One last note...while Huascar Ynoa certainly had some low points in the 2020 season, there were also times that made one think that he could make it as either a starter or long reliever. He certainly bailed the Braves out a couple of times where he single-handedly saved their bullpen, including in the playoffs, and he made a couple of good starts as well. He is far from a sure thing, but it was good to see him show something on the mound.
Outlook for the 2020 season
Look, basically a perfect storm of terribleness befell the Braves’ rotation in 2020. Even with just Mike Soroka back in the fold, the group becomes significantly better and that isn’t factoring in real contributions from Kyle Wright, Bryse Wilson, or other young arms that the Braves have stashed away like Jasseel de la Cruz, Tucker Davidson, and Kyle Muller.
We are also likely to see some pretty significant changes. At this point, Mike Foltynewicz getting nontendered seems likely. Cole Hamels is going to be a free agent and it is hard to imagine the Braves signing up to try that again. It is pretty clear that the Braves do not trust Newcomb in a starting role and the same goes for Touki at this point.
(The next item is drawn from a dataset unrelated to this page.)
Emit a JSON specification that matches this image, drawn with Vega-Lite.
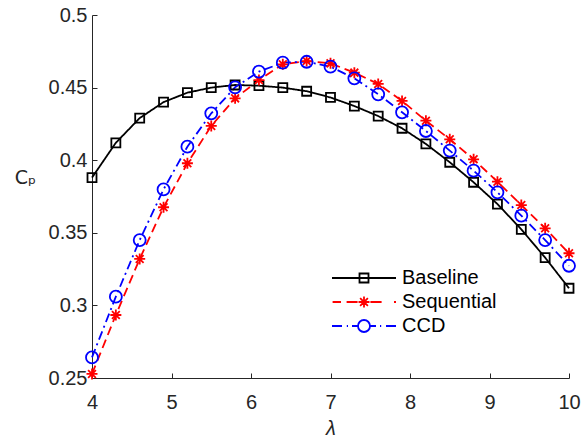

All of that uncertainty means that the Braves very likely need to sign or trade for an impact starter this offseason. They have a pretty significant to-do list this offseason including an extension for Freddie Freeman, trying to keep Marcell Ozuna in the fold, and seeing if they can keep their excellent bullpen at least mostly intact, but just signing one good starter likely makes this team a really viable World Series contender in 2021. They might be one without that signing, but with one...well, at the very least, we can realistically expect a rematch with the Dodgers.